The John N. and Mary L. (Rankin) Irwin House is a historic building located in Keokuk, Iowa, United States. It was individually listed on the National Register of Historic Places in 1999. In 2002 it was included as a contributing property in The Park Place-Grand Avenue Residential District.

==History==
The house was originally built by James F. Daugherty who bought the property from Judge Charles Mason in 1856. Its historical significance is its association with John N. Irwin. He was a lawyer and local businessman who served two terms in the Iowa House of Representatives, five terms as mayor of Keokuk, territorial governor of the Idaho Territory, and the Arizona Territory.

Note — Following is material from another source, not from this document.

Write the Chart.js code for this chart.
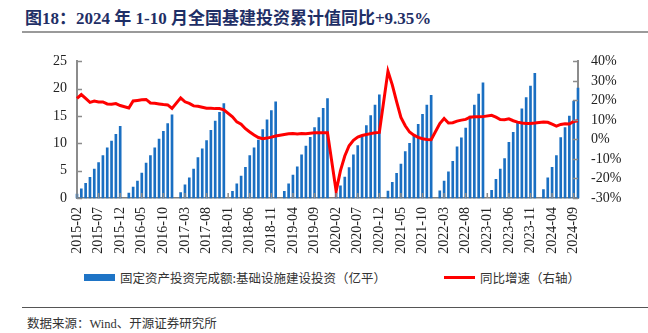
<!DOCTYPE html>
<html>
<head>
<meta charset="utf-8">
<script src="https://cdn.jsdelivr.net/npm/chart.js@4.4.1/dist/chart.umd.min.js"></script>
<style>
  html, body { margin: 0; padding: 0; background: #fff; }
  #page { position: relative; width: 648px; height: 333px; overflow: hidden; font-family: "Liberation Serif", "Noto Sans CJK SC", serif; }
  #title { position: absolute; left: 25px; top: 4px; font-size: 17px; font-weight: bold; color: #1f2f66; white-space: nowrap; }
  #titleRule { position: absolute; left: 22px; top: 31px; width: 626px; height: 2px; background: #9a9a9a; }
  #chartBox { position: absolute; left: 0; top: 40px; width: 648px; height: 222px; }
  #legend { position: absolute; top: 269px; left: 0; width: 648px; font-family: "Noto Sans CJK SC", sans-serif; font-size: 12.5px; color: #333; white-space: nowrap; }
  .item { position: absolute; top: 0; display: flex; align-items: center; height: 16px; }
  .swatch { display: inline-block; width: 31px; margin-right: 5px; }
  #rule2 { position: absolute; left: 22px; top: 307px; width: 626px; height: 1px; background: #555; }
  #source { position: absolute; left: 27px; top: 313px; font-size: 12.5px; color: #333; font-family: "Liberation Serif", "Noto Sans CJK SC", serif; white-space: nowrap; }
</style>
</head>
<body>
<div id="page">
  <div id="title">图18：2024 年 1-10 月全国基建投资累计值同比+9.35%</div>
  <div id="titleRule"></div>
  <div id="chartBox"><canvas id="infraChart" width="648" height="222"></canvas></div>
  <div id="legend">
    <span class="item" style="left:84px"><span class="swatch" style="height:7px;background:#1e74c6"></span>固定资产投资完成额:基础设施建设投资（亿平）</span>
    <span class="item" style="left:444px"><span class="swatch" style="height:3px;background:#ff0000"></span>同比增速（右轴）</span>
  </div>
  <div id="rule2"></div>
  <div id="source">数据来源：Wind、开源证券研究所</div>
</div>
<script>
// months 2015-02 .. 2024-10, January has no separate release (null)
const months = [];
for (let y = 2015; y <= 2024; y++) {
  for (let m = 1; m <= 12; m++) {
    if (y === 2015 && m < 2) continue;
    if (y === 2024 && m > 10) break;
    months.push(y + "-" + String(m).padStart(2, "0"));
  }
}

// cumulative investment, Feb..Dec each year (Jan = null)
const inv2015 = [0.7, 1.7, 2.7, 3.8, 5.3, 6.5, 7.75, 9.2, 10.4, 11.65, 13.1];
const inv2016 = [null, 0.9, 2.0, 3.1, 4.55, 6.4, 7.75, 9.2, 10.8, 12.2, 13.6, 15.2];
const inv2017 = [null, 1.0, 2.4, 3.7, 5.3, 7.4, 9.0, 10.5, 12.4, 14.1, 15.7, 17.3];
const inv2018 = [null, 1.2, 2.6, 4.0, 5.6, 7.75, 9.2, 10.6, 12.5, 14.3, 16.0, 17.6];
const inv2019 = [null, 1.2, 2.6, 4.2, 5.7, 7.9, 9.5, 11.1, 12.9, 14.7, 16.4, 18.2];
const inv2020 = [null, 0.95, 2.25, 3.85, 5.55, 7.9, 9.6, 11.3, 13.25, 15.1, 17.0, 18.9];
const inv2021 = [null, 1.25, 2.85, 4.5, 6.2, 8.5, 10.0, 11.6, 13.5, 15.3, 17.0, 18.8];
const inv2022 = [null, 1.3, 3.1, 4.8, 6.7, 9.35, 11.0, 12.8, 15.0, 17.0, 19.0, 21.1];
const inv2023 = [null, 1.4, 3.4, 5.3, 7.2, 10.2, 12.0, 14.0, 16.3, 18.4, 20.5, 22.8];
const inv2024 = [null, 1.55, 3.7, 5.6, 7.75, 11.05, 12.9, 15.0, 17.75, 20.1];

// year-on-year growth, % (right axis)
const yoy2015 = [21.0, 23.0, 21.0, 19.0, 19.7, 19.2, 19.2, 18.2, 18.0, 18.4, 17.4];
const yoy2016 = [null, 16.1, 19.7, 20.0, 20.3, 20.5, 18.7, 18.5, 18.2, 17.9, 17.7, 15.9];
const yoy2017 = [null, 21.3, 19.3, 18.5, 17.2, 17.0, 16.5, 16.0, 16.0, 15.8, 15.8, 15.2];
const yoy2018 = [null, 11.6, 9.0, 7.8, 5.5, 3.8, 2.3, 1.0, 0.4, 0.7, 1.2, 1.8];
const yoy2019 = [null, 2.5, 2.9, 3.0, 2.8, 3.0, 2.9, 3.2, 3.4, 3.4, 3.5, 3.5];
const yoy2020 = [null, -26.5, -16.0, -8.5, -3.2, -0.4, 1.2, 2.0, 2.5, 3.0, 3.4, 3.6];
const yoy2021 = [null, 35.0, 28.0, 19.4, 11.3, 7.0, 3.8, 2.2, 1.1, 0.4, 0.0, -0.1];
const yoy2022 = [null, 8.1, 10.7, 8.4, 8.6, 9.4, 9.9, 10.3, 11.4, 11.6, 11.6, 11.7];
const yoy2023 = [null, 12.4, 11.4, 10.2, 10.1, 10.6, 9.6, 8.9, 8.4, 8.2, 8.2, 8.4];
const yoy2024 = [null, 9.0, 8.8, 7.8, 6.8, 7.7, 8.1, 7.9, 9.2, 9.6];

const leftTicks = [0, 5, 10, 15, 20, 25];
const rightTicks = [-30, -20, -10, 0, 10, 20, 30, 40];

const investment = [].concat(inv2015, inv2016, inv2017, inv2018, inv2019, inv2020, inv2021, inv2022, inv2023, inv2024);
const growth = [].concat(yoy2015, yoy2016, yoy2017, yoy2018, yoy2019, yoy2020, yoy2021, yoy2022, yoy2023, yoy2024);

const serif = "'Liberation Serif', 'Times New Roman', serif";

// small tick marks pointing into the plot, like the original
const inwardTicks = {
  id: "inwardTicks",
  afterDraw(chart) {
    const { ctx, chartArea } = chart;
    const x = chart.scales.x, y = chart.scales.y, y1 = chart.scales.y1;
    ctx.save();
    ctx.strokeStyle = "#8c8c8c";
    ctx.lineWidth = 1.5;
    ctx.beginPath();
    leftTicks.forEach((v) => {
      const py = Math.round(y.getPixelForValue(v)) + 0.5;
      ctx.moveTo(chartArea.left, py);
      ctx.lineTo(chartArea.left + 5, py);
    });
    rightTicks.forEach((v) => {
      const py = Math.round(y1.getPixelForValue(v)) + 0.5;
      ctx.moveTo(chartArea.right - 5, py);
      ctx.lineTo(chartArea.right, py);
    });
    months.forEach((m, i) => {
      if (i % 5 !== 0) return;
      const px = x.getPixelForValue(i);
      ctx.moveTo(px, chartArea.bottom);
      ctx.lineTo(px, chartArea.bottom - 5);
    });
    ctx.stroke();
    ctx.restore();
  },
};

new Chart(document.getElementById("infraChart"), {
  data: {
    labels: months,
    datasets: [
      {
        type: "bar",
        label: "固定资产投资完成额:基础设施建设投资（亿平）",
        data: investment,
        yAxisID: "y",
        backgroundColor: "#1a6fc2",
        barThickness: 2,
        clip: 4,
        order: 2,
      },
      {
        type: "line",
        label: "同比增速（右轴）",
        data: growth,
        yAxisID: "y1",
        borderColor: "#ff0000",
        borderWidth: 3,
        pointRadius: 0,
        tension: 0,
        spanGaps: true,
        order: 1,
      },
    ],
  },
  options: {
    responsive: false,
    animation: false,
    devicePixelRatio: 1,
    layout: { padding: { top: 17, left: 0, right: 0, bottom: 0 } },
    plugins: { legend: { display: false }, tooltip: { enabled: false } },
    scales: {
      x: {
        offset: false,
        grid: { display: false, drawTicks: false },
        border: { display: true, color: "#7f7f7f", width: 1.5 },
        ticks: {
          autoSkip: false,
          minRotation: 90,
          maxRotation: 90,
          padding: 9,
          color: "#222",
          font: { family: serif, size: 14 },
          callback: (value, index) => (index % 5 === 0 ? months[index] : null),
        },
        afterFit: (scale) => { scale.height = 64; },
      },
      y: {
        position: "left",
        min: 0,
        max: 25,
        grid: { display: false, drawTicks: false },
        border: { display: true, color: "#8c8c8c", width: 2 },
        ticks: { stepSize: 5, autoSkip: false, padding: 10, color: "#222", font: { family: serif, size: 14 } },
        afterFit: (scale) => { scale.width = 77; },
      },
      y1: {
        position: "right",
        min: -30,
        max: 40,
        grid: { display: false, drawTicks: false },
        border: { display: true, color: "#8c8c8c", width: 2 },
        ticks: {
          stepSize: 10,
          autoSkip: false,
          padding: 13,
          color: "#222",
          font: { family: serif, size: 14 },
          callback: (v) => v + "%",
        },
        afterFit: (scale) => { scale.width = 70; },
      },
    },
  },
  plugins: [inwardTicks],
});
</script>
</body>
</html>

He also served as the U.S. minister to Portugal. Irwin bought the house and raised his family here with his wife Mary after his time in Idaho. He lived here until he died in 1905.

==Architecture==
This is the oldest house in The Park Place-Grand Avenue Residential District. It reflects a combination of architectural styles, namely Greek Revival, Italianate, and Neoclassical. It is not known what the house looked like when it was originally built, but it is thought the Greek Revival elements on the lower part of the house may be an indicator of its style. The 2½-story structure is composed of brick with a limestone foundation and a hip roof with a bracketed cornice. A large dormer with a Palladian window is located in the center of the main facade. The front porch is not original and is thought to date to the turn of the 20th century. Other changes were made during Irwin's ownership. A ballroom was located at the top of the house, but on warm summer evenings the parties were moved to the backyard, which was all brick at the time. It has subsequently been landscaped. The house is located at the crest of a bluff that overlooks the Mississippi River and Lock and Dam No. 19.